At a technical level, the analysis relies on conformal perturbation theory around the UV CFT (e.g. to obtain a correction to the conformal equation of state). Several extensions (such as higher dimensions, additional symmetries etc.) as well as specific examples (such as free fields and integrable flows) are discussed.
The content is original, should be of interest to the community, and seems to be correct. The paper is comprehensive, very well written, and nicely structured. Figures are clear and helpful. I recommend publication basically as is. My only suggestion would be to make some parts of the manuscript a bit more easily accessible. As it is written, the content is sometimes quite dense and perhaps not always easy to follow for a more "casual" reader. To give two specific examples: I found the reasoning around Eqs. (8), (9) and (47) a bit hard to digest unless one is already intimately familiar with it. I will consider this suggestion as optional for the authors to take into account, as it will merely improve readability for a certain audience, but is not strictly necessary from a scientific point of view.
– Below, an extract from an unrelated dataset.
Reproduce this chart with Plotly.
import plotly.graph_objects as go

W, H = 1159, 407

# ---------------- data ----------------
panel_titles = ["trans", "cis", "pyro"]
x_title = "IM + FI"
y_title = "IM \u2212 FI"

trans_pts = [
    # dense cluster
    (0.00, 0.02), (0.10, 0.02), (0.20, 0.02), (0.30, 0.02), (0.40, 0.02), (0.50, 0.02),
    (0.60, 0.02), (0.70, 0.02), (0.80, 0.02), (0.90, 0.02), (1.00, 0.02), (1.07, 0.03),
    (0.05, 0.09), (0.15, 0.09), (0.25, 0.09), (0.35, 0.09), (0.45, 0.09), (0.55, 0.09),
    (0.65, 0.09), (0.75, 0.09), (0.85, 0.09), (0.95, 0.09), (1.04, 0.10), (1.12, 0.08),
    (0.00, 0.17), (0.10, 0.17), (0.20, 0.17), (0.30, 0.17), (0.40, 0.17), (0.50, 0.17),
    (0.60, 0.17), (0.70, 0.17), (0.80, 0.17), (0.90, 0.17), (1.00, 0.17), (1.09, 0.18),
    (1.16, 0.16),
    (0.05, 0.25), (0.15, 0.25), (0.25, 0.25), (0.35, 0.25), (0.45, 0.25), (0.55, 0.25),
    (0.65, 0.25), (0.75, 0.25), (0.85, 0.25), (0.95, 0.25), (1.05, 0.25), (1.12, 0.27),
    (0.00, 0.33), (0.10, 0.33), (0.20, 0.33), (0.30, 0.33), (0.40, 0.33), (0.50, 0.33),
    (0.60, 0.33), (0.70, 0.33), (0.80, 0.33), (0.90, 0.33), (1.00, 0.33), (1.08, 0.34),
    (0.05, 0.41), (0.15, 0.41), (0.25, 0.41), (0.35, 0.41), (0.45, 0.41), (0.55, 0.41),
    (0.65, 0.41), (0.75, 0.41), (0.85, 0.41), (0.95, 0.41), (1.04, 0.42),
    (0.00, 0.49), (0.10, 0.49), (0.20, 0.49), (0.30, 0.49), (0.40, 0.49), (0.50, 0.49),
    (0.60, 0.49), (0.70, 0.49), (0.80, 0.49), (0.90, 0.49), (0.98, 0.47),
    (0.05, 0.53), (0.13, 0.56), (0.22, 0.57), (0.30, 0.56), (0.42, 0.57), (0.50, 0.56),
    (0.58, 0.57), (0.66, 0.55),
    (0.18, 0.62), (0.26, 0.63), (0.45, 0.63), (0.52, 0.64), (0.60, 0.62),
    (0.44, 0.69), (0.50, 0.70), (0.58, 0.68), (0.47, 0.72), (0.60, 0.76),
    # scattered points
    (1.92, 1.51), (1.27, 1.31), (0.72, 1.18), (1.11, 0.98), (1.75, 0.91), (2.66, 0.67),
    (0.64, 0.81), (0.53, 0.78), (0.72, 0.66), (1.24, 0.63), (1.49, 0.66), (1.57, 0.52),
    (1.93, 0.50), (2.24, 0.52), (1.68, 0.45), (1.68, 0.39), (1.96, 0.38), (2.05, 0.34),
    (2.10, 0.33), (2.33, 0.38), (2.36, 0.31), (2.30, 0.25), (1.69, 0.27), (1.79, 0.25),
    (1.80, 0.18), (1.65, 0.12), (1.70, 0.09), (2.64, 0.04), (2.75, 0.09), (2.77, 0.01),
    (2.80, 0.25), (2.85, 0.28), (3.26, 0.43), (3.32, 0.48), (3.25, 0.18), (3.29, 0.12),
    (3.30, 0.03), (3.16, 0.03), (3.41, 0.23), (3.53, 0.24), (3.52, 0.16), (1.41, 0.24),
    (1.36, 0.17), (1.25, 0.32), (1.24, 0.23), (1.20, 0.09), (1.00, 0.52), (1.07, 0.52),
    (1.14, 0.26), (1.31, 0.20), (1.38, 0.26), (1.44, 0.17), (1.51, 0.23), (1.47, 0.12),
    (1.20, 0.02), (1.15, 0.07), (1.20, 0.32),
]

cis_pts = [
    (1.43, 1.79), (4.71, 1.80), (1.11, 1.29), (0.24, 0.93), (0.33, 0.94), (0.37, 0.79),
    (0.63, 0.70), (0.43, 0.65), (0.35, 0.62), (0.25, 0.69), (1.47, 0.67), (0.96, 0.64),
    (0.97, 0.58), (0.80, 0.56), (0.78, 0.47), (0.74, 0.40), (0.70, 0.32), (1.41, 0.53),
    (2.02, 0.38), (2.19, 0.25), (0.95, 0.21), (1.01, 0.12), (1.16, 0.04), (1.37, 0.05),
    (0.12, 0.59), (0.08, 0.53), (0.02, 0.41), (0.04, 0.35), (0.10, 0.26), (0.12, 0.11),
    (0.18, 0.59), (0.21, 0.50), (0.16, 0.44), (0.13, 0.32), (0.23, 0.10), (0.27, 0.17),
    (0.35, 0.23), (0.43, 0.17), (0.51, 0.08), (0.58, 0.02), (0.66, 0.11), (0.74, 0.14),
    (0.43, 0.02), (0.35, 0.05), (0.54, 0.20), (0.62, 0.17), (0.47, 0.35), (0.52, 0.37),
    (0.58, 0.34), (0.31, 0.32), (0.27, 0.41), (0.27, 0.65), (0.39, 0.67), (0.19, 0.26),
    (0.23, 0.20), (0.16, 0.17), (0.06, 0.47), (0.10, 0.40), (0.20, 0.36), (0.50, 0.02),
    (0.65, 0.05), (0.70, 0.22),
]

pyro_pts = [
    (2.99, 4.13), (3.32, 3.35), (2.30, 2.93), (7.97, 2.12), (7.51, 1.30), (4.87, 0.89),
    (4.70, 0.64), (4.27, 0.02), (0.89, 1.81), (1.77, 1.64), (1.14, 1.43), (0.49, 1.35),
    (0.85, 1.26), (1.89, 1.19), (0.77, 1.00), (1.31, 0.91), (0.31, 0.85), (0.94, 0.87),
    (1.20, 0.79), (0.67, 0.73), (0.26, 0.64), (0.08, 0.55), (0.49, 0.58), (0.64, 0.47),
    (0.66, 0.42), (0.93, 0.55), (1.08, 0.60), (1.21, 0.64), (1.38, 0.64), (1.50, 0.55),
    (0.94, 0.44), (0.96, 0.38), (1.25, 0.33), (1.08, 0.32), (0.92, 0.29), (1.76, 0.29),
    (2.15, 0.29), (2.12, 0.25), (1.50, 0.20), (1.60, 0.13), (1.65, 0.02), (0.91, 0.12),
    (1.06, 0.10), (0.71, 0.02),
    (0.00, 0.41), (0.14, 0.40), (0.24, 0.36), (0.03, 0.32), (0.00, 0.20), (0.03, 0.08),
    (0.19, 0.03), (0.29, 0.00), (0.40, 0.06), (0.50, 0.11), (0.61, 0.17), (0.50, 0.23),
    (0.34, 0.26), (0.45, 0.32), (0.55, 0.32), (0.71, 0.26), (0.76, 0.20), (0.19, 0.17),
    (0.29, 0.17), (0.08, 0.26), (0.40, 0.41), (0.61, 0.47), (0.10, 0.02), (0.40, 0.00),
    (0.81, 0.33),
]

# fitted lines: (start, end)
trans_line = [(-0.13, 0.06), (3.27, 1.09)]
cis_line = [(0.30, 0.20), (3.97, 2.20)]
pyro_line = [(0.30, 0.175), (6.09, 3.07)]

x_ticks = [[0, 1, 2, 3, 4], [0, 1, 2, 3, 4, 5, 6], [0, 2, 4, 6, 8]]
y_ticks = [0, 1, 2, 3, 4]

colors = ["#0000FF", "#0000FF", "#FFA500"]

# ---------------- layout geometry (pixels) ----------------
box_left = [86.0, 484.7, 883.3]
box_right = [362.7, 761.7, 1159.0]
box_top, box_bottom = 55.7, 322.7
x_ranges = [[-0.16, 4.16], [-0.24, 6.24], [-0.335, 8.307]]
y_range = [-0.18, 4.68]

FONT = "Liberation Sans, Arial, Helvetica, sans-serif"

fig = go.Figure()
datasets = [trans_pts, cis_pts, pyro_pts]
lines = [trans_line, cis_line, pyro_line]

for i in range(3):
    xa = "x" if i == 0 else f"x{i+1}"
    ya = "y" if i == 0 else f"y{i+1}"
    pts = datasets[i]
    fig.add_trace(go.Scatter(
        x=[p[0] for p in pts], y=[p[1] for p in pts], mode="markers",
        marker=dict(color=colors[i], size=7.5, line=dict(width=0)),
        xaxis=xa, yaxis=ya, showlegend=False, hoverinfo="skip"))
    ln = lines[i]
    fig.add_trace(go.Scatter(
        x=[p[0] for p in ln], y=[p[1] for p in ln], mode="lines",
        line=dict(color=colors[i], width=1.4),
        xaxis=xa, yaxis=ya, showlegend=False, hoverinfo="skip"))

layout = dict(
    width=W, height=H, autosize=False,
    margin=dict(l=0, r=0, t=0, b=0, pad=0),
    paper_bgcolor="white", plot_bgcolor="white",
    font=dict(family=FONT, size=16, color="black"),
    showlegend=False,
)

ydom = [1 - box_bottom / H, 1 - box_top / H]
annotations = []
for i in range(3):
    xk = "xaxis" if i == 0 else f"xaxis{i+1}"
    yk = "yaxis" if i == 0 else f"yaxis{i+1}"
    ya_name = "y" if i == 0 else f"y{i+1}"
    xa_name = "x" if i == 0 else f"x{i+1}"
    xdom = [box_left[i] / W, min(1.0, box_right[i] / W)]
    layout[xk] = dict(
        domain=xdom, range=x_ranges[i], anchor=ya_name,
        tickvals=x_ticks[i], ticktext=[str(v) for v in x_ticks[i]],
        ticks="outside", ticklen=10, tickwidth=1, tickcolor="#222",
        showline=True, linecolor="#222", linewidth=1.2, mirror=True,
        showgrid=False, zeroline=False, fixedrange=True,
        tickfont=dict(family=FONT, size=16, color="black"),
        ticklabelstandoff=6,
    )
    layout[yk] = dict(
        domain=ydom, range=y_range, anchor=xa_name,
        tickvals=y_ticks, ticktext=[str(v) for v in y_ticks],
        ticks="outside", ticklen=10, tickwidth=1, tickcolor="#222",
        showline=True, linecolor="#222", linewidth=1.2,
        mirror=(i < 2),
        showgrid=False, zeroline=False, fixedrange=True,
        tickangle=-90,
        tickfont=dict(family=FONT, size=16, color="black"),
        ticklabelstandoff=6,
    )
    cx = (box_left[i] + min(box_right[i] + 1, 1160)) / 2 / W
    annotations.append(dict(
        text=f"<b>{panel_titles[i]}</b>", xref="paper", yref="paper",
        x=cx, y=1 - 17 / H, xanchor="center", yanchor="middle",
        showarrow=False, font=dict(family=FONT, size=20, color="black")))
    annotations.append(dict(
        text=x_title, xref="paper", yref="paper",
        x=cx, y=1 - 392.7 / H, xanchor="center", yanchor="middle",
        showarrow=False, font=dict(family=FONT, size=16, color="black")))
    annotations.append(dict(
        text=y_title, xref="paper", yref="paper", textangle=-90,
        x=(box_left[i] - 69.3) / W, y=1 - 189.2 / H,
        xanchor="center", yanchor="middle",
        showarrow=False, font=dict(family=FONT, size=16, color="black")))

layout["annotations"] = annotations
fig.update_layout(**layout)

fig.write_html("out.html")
Author: Luca Delacrétaz on 2021-09-07 [id 1741]
(in reply to Report 1 on 2021-07-01)We thank the referee for the positive feedback. Following their suggestions, we have added several comments in the v2 to guide the more casual reader.
In the interest of the reader, we would like to clarify that our bound does not depend on the diffusion constant -- the equilibration time is lower bounded by entirely thermodynamic quantities. This arises because of the large hydrodynamic fluctuations in (1+1)d.